According to Kirylo, the emphasis on standardized testing has resulted in students being objectified and curricula becoming disturbingly narrowed.
"We're in an environment where conversations among policy-makers, politicians and opportunists are talking about school reform using the language of competition, product, performance and outcome," said Kirylo, last year's recipient of Southeastern's Award for Excellence in Research. "We have created a system that inherently creates winners and losers."
That approach generates an atmosphere geared to winning at any costs, including the strong possibility of cheating. Kirylo said it should be no surprise that something like the recently discovered elaborate standardized testing cheating scheme in Atlanta occurred. That fraudulent activity involved the participation of teachers, administrators and a nationally recognized superintendent.
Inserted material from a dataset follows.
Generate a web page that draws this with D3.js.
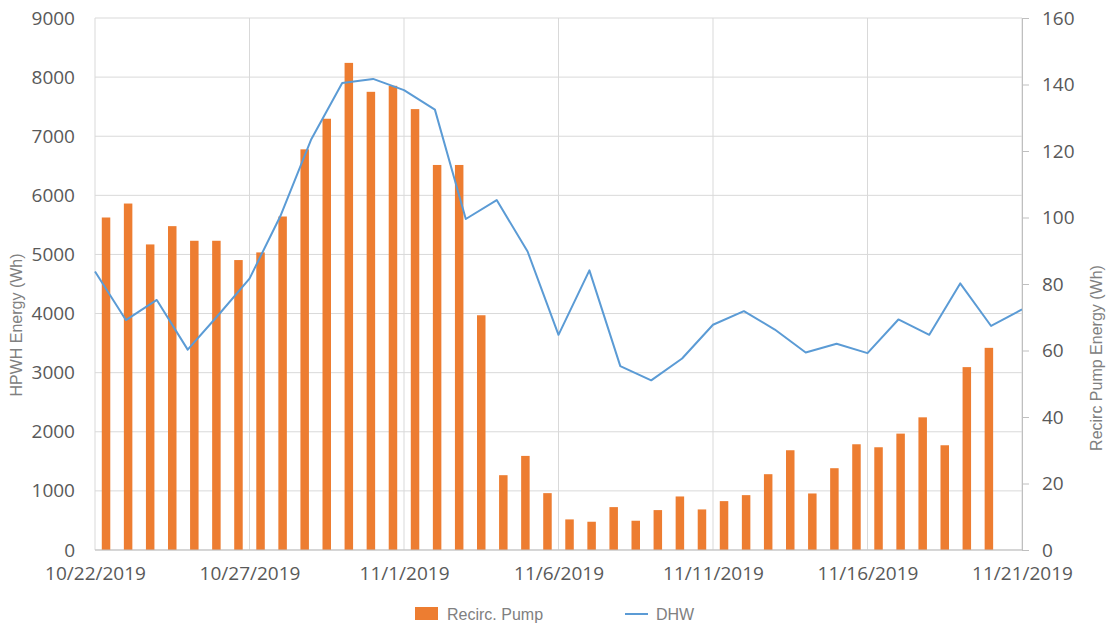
<!DOCTYPE html>
<html>
<head>
<meta charset="utf-8">
<script src="https://cdn.jsdelivr.net/npm/d3@7"></script>
<style>
  body { margin: 0; background: #fff; }
  svg { display: block; }
</style>
</head>
<body>
<script>
// DHW (HPWH energy, left axis) - one point per day
let dhwDates = ['2019-10-22','2019-10-23','2019-10-24','2019-10-25','2019-10-26','2019-10-27','2019-10-28',
  '2019-10-29','2019-10-30','2019-10-31','2019-11-01','2019-11-02','2019-11-03','2019-11-04','2019-11-05',
  '2019-11-06','2019-11-07','2019-11-08','2019-11-09','2019-11-10','2019-11-11','2019-11-12','2019-11-13',
  '2019-11-14','2019-11-15','2019-11-16','2019-11-17','2019-11-18','2019-11-19','2019-11-20','2019-11-21']
let dhwValues = [4710,3890,4230,3390,3980,4590,5650,6950,7900,7970,7780,7450,5600,5920,5050,
  3640,4730,3110,2870,3240,3810,4040,3730,3340,3490,3330,3900,3640,4510,3790,4070]

// Recirc pump energy (right axis), plotted on its own hidden category axis
let recircValues = [100,104.2,91.9,97.4,93,93,87.2,89.5,100.3,120.5,129.7,146.5,137.8,139.6,132.6,
  115.8,115.8,70.6,22.5,28.3,17.1,9.2,8.5,12.9,8.8,12.0,16.1,12.2,14.7,16.5,22.8,30.0,17.0,24.6,
  31.8,30.9,35.0,39.9,31.5,55.0,60.8]

let leftTicks = [0,1000,2000,3000,4000,5000,6000,7000,8000,9000]
let rightTicks = [0,20,40,60,80,100,120,140,160]
let xTickDates = ['2019-10-22','2019-10-27','2019-11-01','2019-11-06','2019-11-11','2019-11-16','2019-11-21']

let width = 1107
let height = 624
let plotLeft = 95, plotRight = 1022, plotTop = 18, plotBottom = 550

const parse = d3.utcParse('%Y-%m-%d')
const fmt = d3.utcFormat('%-m/%-d/%Y')

const svg = d3.select('body').append('svg')
  .attr('width', width).attr('height', height)

const x = d3.scaleUtc()
  .domain([parse(dhwDates[0]), parse(dhwDates[dhwDates.length - 1])])
  .range([plotLeft, plotRight])

const xBar = d3.scaleBand()
  .domain(d3.range(recircValues.length + 1))
  .range([plotLeft, plotRight])
  .paddingInner(0.615)
  .paddingOuter(0.3075)

const yLeft = d3.scaleLinear().domain([0, 9000]).range([plotBottom, plotTop])
const yRight = d3.scaleLinear().domain([0, 160]).range([plotBottom, plotTop])

// horizontal gridlines
svg.append('g')
  .selectAll('line')
  .data(leftTicks)
  .join('line')
  .attr('x1', plotLeft).attr('x2', plotRight)
  .attr('y1', d => yLeft(d)).attr('y2', d => yLeft(d))
  .attr('stroke', '#d9d9d9').attr('stroke-width', 1)

// vertical gridlines
svg.append('g')
  .selectAll('line')
  .data(xTickDates)
  .join('line')
  .attr('x1', d => x(parse(d))).attr('x2', d => x(parse(d)))
  .attr('y1', plotTop).attr('y2', plotBottom)
  .attr('stroke', '#d9d9d9').attr('stroke-width', 1)

// bars
svg.append('g')
  .selectAll('rect')
  .data(recircValues)
  .join('rect')
  .attr('x', (d, i) => xBar(i))
  .attr('width', xBar.bandwidth())
  .attr('y', d => yRight(d))
  .attr('height', d => plotBottom - yRight(d))
  .attr('fill', '#ed7d31')

// DHW line
const line = d3.line()
  .x((d, i) => x(parse(dhwDates[i])))
  .y(d => yLeft(d))

svg.append('path')
  .datum(dhwValues)
  .attr('d', line)
  .attr('fill', 'none')
  .attr('stroke', '#5b9bd5')
  .attr('stroke-width', 2)
  .attr('stroke-linejoin', 'round')

// bottom axis line
svg.append('line')
  .attr('x1', plotLeft).attr('x2', plotRight)
  .attr('y1', plotBottom).attr('y2', plotBottom)
  .attr('stroke', '#bfbfbf')

// right axis
const rightAxis = svg.append('g')
  .attr('transform', `translate(${plotRight},0)`)
  .call(d3.axisRight(yRight).tickValues(rightTicks).tickSize(7).tickPadding(13))
rightAxis.select('.domain').attr('stroke', '#bfbfbf')
rightAxis.selectAll('.tick line').attr('stroke', '#bfbfbf')
rightAxis.selectAll('text')
  .attr('fill', '#595959')
  .style('font-family', '"Open Sans", sans-serif')
  .style('font-size', '19px')

// left axis labels
const leftAxis = svg.append('g')
  .attr('transform', `translate(${plotLeft},0)`)
  .call(d3.axisLeft(yLeft).tickValues(leftTicks).tickFormat(d3.format('d')).tickSize(0).tickPadding(20))
leftAxis.select('.domain').remove()
leftAxis.selectAll('text')
  .attr('fill', '#595959')
  .style('font-family', '"Open Sans", sans-serif')
  .style('font-size', '19px')

// x axis labels
const bottomAxis = svg.append('g')
  .attr('transform', `translate(0,${plotBottom})`)
  .call(d3.axisBottom(x).tickValues(xTickDates.map(parse)).tickFormat(fmt).tickSize(0).tickPadding(17))
bottomAxis.select('.domain').remove()
bottomAxis.selectAll('text')
  .attr('fill', '#595959')
  .style('font-family', '"Open Sans", sans-serif')
  .style('font-size', '19px')

// axis titles
svg.append('text')
  .attr('transform', 'translate(22,325) rotate(-90)')
  .attr('text-anchor', 'middle')
  .attr('fill', '#808080')
  .style('font-family', '"Liberation Sans", Arial, sans-serif')
  .style('font-size', '16px')
  .text('HPWH Energy (Wh)')

svg.append('text')
  .attr('transform', 'translate(1102,358) rotate(-90)')
  .attr('text-anchor', 'middle')
  .attr('fill', '#808080')
  .style('font-family', '"Liberation Sans", Arial, sans-serif')
  .style('font-size', '16px')
  .text('Recirc Pump Energy (Wh)')

// legend
const legend = svg.append('g').attr('id', 'legend')
legend.append('rect')
  .attr('x', 415).attr('y', 607).attr('width', 23).attr('height', 13)
  .attr('fill', '#ed7d31')
legend.append('text')
  .attr('x', 447).attr('y', 620)
  .attr('fill', '#808080')
  .style('font-family', '"Liberation Sans", Arial, sans-serif')
  .style('font-size', '16px')
  .text('Recirc. Pump')
legend.append('line')
  .attr('x1', 625).attr('x2', 648).attr('y1', 614).attr('y2', 614)
  .attr('stroke', '#5b9bd5').attr('stroke-width', 2)
legend.append('text')
  .attr('x', 656).attr('y', 620)
  .attr('fill', '#808080')
  .style('font-family', '"Liberation Sans", Arial, sans-serif')
  .style('font-size', '16px')
  .text('DHW')
</script>
</body>
</html>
"Cheating is quite common and widespread," he added. "We all want to win, and many will seek to win by any means necessary. This is true in the history of sports, the corporate world and now in education."
Kirylo, a former Louisiana Elementary School Teacher of the Year, said many in positions of power are so focused on raising test scores, they lose sight of the ultimate goal of whether or not children are learning.
"As a result, there is no authentic concern about addressing the social economic, emotional or psychological disposition children bring to school; no care in finding solutions for over-crowded classrooms, and no care whether these tests are appropriate," he explained. "There is only one goal in mind, and that is to win; winning means high test scores, monetary awards and recognition.
"Schools don't exist to win, they exist to be places of learning," Kirylo added. "The task of the educator is not to compete with other educators, but to cooperate, collaborate and work together to lift all children up. Our children don't attend school to pass a test; they attend school to learn. Unfortunately, our sick educational climate continues to inappropriately test our children out of learning."
Kirylo serves on the editorial boards of The Association for Childhood Education International and the Journal of Curriculum and Pedagogy.